### TASK DIRECTIONS
Take the line containing "Clone this chart in seaborn and matplotlib.", the line containing "import pandas as pd", and all lines between them, and transcribe them exactly. Leave out pictures.

### WORKING DATA
===

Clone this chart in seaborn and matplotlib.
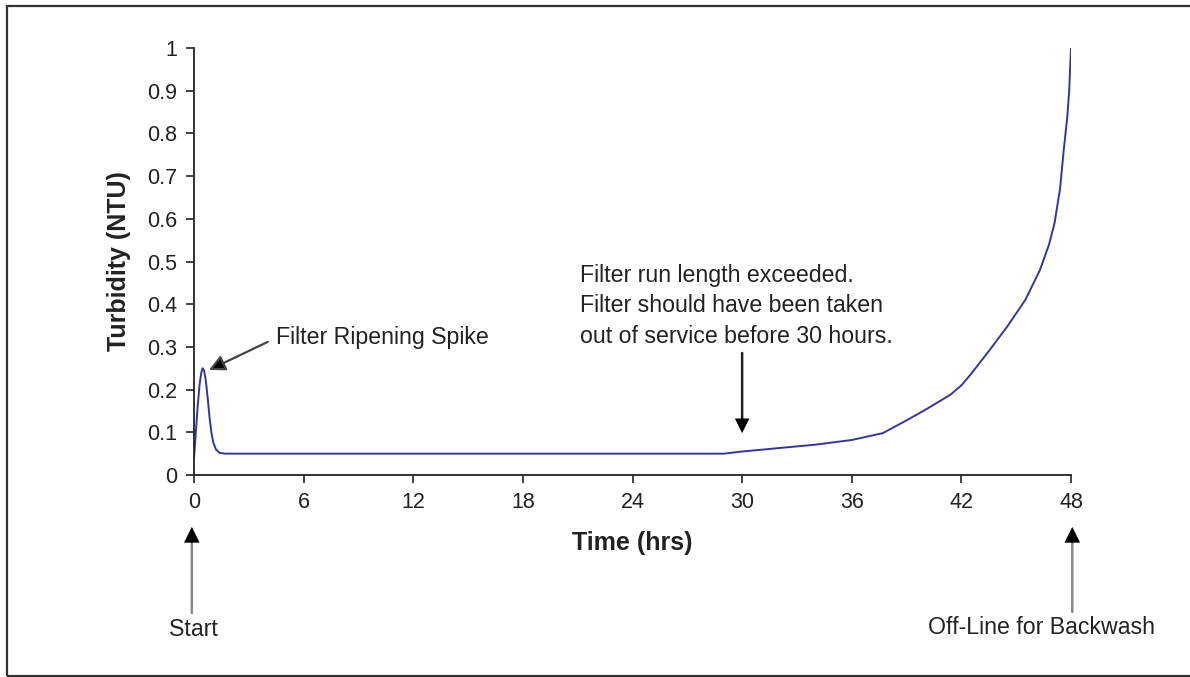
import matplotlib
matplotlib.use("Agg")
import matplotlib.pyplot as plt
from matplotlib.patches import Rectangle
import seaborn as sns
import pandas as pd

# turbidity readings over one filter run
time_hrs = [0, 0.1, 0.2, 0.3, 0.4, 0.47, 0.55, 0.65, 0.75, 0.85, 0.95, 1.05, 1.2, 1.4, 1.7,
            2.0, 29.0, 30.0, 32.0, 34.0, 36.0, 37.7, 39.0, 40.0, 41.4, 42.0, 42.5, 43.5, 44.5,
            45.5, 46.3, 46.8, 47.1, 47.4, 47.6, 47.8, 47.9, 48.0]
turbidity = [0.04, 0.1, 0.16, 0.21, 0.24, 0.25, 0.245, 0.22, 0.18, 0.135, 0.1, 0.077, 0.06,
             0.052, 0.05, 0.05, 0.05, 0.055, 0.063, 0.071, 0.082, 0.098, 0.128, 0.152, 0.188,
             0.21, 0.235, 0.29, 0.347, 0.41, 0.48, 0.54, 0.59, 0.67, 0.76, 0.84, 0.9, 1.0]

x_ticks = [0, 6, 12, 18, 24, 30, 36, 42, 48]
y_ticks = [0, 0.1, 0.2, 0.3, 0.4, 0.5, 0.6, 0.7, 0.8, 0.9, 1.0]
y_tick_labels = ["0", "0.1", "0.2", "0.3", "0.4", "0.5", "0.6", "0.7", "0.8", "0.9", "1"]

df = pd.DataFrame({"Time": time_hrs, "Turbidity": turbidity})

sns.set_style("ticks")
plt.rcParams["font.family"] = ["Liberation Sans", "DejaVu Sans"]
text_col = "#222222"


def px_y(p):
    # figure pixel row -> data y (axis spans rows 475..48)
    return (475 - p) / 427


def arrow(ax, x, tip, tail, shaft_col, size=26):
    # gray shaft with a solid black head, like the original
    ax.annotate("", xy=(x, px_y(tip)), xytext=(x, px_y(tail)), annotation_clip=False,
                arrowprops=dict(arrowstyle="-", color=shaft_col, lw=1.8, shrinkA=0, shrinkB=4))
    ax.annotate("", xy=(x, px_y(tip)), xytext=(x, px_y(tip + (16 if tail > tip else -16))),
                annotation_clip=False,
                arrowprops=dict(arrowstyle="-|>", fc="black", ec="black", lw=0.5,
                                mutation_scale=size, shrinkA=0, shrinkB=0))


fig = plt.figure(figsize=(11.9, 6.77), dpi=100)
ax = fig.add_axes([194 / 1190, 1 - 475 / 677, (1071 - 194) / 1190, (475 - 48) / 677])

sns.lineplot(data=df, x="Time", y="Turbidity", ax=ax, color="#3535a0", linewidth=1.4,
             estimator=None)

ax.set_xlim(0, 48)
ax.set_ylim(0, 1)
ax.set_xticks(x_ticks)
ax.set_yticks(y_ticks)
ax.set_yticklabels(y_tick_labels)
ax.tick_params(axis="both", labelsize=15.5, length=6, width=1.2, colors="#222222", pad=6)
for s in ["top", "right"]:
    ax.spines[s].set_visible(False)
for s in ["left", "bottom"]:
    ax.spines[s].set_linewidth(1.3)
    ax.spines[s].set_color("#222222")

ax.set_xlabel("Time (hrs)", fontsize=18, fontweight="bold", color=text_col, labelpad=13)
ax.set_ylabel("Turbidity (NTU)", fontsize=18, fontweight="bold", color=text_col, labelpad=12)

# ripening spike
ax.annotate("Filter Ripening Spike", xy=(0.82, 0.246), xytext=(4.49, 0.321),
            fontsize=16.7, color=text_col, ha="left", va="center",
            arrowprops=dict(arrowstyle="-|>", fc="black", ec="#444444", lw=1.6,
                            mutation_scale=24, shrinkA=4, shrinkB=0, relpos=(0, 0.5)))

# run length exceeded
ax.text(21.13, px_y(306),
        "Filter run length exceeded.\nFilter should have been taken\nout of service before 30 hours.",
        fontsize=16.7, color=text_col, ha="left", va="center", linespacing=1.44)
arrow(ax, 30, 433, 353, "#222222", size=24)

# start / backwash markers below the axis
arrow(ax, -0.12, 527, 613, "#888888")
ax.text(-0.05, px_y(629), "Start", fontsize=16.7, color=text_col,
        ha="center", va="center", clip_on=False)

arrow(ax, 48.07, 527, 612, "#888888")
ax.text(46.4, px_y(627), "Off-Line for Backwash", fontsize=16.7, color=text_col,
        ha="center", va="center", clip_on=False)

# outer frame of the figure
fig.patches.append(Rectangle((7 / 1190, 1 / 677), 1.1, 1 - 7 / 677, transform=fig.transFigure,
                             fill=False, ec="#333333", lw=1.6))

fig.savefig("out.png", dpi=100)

===

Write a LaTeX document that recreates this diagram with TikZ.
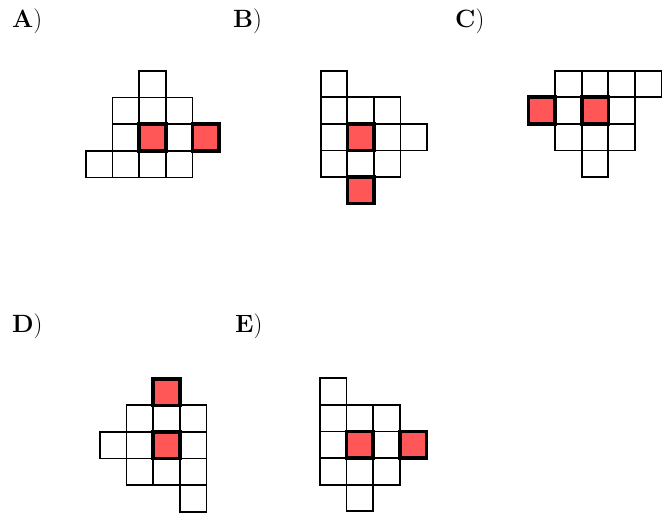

===

### RESPONSE
Clone this chart in seaborn and matplotlib.
import matplotlib
matplotlib.use("Agg")
import matplotlib.pyplot as plt
from matplotlib.patches import Rectangle
import seaborn as sns
import pandas as pd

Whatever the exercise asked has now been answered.